• _WRITTEN EXERCISE_
Only the lines from the one containing "Output the Python" through the one containing "import seaborn as sns" should be duplicated, exactly as they appear. Pictures are to be left out.

====== DATA ENTRIES

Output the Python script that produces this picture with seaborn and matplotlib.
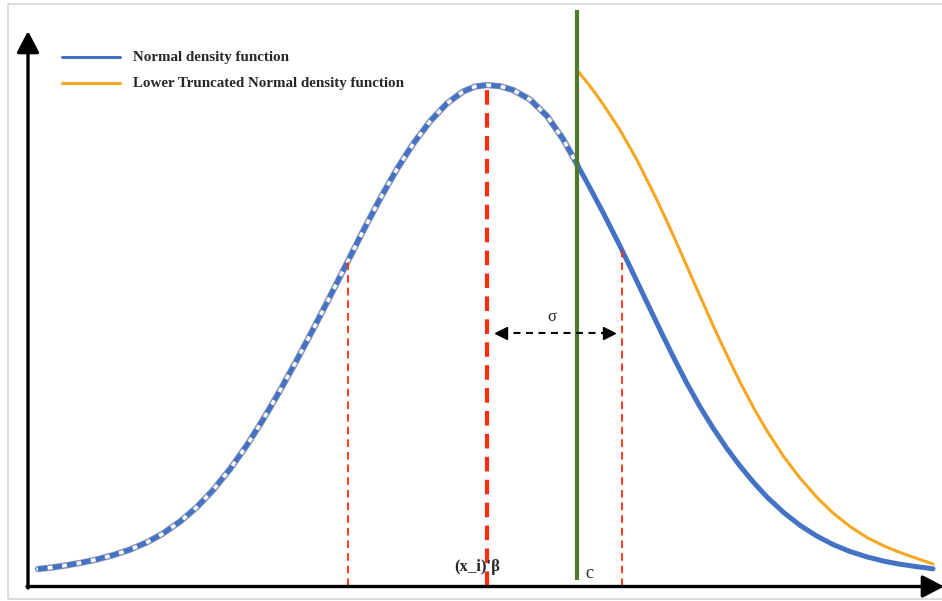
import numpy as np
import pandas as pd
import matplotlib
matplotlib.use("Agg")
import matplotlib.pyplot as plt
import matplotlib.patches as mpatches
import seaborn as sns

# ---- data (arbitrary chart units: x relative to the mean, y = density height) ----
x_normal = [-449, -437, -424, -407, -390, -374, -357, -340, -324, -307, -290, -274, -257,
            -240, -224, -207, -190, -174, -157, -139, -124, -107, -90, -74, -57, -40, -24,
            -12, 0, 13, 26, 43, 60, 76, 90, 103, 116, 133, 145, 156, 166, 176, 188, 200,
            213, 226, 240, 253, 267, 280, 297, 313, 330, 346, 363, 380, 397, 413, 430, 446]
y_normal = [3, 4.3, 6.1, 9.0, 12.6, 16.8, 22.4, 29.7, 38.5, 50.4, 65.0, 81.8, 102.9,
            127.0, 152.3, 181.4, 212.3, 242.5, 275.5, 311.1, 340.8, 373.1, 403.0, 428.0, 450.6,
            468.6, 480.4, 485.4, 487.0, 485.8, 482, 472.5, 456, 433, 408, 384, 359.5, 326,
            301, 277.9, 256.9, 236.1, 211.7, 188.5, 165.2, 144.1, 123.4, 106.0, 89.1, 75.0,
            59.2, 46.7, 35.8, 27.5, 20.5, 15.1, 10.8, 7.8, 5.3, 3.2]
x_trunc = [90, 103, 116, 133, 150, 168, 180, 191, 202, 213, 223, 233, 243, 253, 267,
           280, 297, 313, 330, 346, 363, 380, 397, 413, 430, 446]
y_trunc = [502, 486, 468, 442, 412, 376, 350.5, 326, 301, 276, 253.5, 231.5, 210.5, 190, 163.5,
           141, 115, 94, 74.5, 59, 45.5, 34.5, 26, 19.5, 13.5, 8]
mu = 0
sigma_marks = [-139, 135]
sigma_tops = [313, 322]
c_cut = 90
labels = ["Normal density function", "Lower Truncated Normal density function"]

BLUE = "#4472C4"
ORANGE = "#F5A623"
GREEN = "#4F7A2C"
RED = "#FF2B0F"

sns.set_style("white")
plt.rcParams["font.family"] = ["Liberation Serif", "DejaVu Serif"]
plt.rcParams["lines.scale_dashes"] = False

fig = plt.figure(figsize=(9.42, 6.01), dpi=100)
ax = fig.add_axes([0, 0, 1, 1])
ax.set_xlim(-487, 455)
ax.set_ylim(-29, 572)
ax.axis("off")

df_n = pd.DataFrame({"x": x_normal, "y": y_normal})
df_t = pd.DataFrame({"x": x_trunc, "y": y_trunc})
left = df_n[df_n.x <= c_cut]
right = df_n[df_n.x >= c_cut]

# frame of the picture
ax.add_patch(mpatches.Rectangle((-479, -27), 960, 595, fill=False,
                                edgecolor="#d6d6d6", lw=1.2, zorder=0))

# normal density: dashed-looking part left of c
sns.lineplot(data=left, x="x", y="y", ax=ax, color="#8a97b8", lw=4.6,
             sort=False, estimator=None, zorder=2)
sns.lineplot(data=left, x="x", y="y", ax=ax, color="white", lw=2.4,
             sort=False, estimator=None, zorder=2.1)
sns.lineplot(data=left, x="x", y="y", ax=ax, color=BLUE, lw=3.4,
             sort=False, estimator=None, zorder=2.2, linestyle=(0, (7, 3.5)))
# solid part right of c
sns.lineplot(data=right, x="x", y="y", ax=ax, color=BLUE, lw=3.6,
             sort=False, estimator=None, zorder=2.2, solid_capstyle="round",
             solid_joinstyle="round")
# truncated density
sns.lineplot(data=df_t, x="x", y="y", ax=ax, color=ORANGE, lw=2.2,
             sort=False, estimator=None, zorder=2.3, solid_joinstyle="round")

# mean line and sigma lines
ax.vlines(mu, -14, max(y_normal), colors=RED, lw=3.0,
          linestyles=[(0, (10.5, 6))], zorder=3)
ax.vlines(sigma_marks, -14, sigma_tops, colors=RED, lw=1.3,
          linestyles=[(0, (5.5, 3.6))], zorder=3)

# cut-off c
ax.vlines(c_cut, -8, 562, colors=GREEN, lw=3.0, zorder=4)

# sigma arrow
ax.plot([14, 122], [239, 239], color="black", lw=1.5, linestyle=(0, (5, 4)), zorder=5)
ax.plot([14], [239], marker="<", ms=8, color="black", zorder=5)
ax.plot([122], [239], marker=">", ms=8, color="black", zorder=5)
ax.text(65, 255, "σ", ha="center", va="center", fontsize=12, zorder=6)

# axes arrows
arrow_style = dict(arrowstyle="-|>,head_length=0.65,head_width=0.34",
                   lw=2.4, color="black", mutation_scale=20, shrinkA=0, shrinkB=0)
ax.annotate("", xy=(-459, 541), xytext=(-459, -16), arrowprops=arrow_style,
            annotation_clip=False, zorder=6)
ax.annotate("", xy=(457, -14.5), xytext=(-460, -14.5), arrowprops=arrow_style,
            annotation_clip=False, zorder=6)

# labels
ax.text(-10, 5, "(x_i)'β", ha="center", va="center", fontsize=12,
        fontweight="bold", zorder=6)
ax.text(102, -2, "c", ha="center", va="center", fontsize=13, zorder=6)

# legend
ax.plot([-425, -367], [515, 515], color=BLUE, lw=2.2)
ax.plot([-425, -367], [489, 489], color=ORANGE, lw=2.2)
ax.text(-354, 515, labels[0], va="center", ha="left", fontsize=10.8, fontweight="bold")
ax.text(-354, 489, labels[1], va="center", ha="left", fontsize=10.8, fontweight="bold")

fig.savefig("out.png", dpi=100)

============
====== DATA ENTRIES

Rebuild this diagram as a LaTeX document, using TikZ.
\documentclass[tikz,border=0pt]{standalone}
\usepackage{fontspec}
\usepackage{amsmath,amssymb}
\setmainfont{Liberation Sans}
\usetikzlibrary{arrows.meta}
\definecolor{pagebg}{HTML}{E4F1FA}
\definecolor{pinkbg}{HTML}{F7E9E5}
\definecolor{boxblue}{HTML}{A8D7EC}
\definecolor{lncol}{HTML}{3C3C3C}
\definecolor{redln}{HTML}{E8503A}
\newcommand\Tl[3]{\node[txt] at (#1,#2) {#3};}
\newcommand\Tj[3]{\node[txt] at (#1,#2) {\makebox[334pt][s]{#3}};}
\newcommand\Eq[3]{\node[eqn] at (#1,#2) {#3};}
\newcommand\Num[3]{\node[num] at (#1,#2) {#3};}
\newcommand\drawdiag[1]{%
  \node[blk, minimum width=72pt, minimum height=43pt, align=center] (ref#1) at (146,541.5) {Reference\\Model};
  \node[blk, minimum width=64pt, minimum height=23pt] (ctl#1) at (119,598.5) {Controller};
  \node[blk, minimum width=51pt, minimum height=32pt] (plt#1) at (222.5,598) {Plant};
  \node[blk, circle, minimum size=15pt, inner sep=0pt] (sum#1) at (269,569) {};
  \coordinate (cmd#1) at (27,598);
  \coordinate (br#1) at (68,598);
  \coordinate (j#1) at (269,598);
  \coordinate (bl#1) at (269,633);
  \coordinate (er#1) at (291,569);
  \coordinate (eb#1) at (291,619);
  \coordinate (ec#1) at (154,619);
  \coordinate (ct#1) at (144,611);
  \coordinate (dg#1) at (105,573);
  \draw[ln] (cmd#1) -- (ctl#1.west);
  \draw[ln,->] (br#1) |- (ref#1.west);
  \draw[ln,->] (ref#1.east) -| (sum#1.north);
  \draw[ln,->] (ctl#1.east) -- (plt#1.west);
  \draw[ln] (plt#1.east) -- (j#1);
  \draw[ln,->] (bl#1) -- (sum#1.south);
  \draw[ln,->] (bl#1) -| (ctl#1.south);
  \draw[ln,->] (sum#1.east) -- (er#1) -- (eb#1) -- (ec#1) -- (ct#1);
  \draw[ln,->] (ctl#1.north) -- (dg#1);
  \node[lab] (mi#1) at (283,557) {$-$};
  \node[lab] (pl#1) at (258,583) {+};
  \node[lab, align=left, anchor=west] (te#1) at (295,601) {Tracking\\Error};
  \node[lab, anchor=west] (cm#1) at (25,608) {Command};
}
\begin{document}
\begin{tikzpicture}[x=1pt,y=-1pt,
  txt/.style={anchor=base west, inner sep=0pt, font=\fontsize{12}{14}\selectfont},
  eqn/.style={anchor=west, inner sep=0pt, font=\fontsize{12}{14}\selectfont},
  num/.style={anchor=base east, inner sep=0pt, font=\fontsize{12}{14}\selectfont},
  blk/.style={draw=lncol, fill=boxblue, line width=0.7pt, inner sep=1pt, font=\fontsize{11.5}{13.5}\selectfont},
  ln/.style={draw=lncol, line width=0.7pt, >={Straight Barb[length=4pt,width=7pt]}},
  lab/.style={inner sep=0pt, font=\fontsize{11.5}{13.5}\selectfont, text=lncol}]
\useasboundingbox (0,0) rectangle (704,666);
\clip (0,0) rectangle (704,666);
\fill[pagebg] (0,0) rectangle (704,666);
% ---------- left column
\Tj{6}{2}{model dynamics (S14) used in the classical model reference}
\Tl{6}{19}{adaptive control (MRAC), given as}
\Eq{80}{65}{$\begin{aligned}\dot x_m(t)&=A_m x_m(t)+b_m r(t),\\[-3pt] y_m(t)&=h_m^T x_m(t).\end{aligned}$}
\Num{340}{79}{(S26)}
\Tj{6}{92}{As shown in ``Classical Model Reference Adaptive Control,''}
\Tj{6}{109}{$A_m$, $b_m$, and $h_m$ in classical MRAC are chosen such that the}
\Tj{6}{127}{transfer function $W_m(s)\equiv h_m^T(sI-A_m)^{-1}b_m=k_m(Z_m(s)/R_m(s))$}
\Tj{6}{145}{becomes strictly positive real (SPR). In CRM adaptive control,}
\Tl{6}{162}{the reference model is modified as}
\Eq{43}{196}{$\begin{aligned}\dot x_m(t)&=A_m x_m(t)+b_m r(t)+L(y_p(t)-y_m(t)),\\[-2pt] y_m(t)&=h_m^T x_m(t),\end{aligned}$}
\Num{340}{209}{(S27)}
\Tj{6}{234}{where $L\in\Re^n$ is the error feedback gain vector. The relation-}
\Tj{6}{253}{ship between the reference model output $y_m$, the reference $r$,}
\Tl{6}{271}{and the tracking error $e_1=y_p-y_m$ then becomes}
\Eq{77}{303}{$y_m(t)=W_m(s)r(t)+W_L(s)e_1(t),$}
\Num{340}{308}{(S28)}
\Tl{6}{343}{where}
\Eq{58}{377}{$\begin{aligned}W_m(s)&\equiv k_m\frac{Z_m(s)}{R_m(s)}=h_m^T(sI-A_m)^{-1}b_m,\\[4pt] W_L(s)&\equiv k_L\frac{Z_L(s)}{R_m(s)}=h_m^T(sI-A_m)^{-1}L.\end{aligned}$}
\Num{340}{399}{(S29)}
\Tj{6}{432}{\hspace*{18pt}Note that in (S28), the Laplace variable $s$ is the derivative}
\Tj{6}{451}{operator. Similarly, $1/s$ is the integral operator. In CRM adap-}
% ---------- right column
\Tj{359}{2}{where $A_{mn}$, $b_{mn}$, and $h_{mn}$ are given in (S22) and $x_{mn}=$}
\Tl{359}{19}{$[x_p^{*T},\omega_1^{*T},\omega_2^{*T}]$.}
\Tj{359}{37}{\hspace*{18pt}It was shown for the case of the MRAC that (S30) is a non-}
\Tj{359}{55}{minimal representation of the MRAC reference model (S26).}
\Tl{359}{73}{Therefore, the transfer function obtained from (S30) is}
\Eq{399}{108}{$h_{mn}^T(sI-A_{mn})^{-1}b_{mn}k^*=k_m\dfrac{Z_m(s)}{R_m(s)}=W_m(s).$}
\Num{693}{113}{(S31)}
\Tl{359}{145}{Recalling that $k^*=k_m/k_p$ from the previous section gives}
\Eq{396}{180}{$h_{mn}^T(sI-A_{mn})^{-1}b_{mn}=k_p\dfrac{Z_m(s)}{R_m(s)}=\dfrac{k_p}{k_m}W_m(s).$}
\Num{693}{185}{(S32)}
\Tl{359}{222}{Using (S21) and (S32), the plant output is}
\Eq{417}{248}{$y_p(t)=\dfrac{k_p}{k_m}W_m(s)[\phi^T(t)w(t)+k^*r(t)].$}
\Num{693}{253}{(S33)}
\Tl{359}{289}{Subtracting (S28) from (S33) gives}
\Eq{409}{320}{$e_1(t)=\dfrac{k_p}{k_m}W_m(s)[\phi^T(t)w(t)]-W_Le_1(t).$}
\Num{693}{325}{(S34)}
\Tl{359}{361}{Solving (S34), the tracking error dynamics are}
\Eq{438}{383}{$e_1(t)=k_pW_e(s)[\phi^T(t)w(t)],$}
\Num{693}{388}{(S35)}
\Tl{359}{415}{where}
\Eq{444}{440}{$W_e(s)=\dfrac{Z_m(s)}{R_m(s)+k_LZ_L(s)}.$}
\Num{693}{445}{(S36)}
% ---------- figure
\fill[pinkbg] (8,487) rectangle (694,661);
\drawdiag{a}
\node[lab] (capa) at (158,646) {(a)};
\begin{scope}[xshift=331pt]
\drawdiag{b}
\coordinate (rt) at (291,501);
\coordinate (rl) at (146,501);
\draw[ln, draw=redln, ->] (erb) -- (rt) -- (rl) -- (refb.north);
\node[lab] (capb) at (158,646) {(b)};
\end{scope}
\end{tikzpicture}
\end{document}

============

• _WRITTEN SOLUTION_
Output the Python script that produces this picture with seaborn and matplotlib.
import numpy as np
import pandas as pd
import matplotlib
matplotlib.use("Agg")
import matplotlib.pyplot as plt
import matplotlib.patches as mpatches
import seaborn as sns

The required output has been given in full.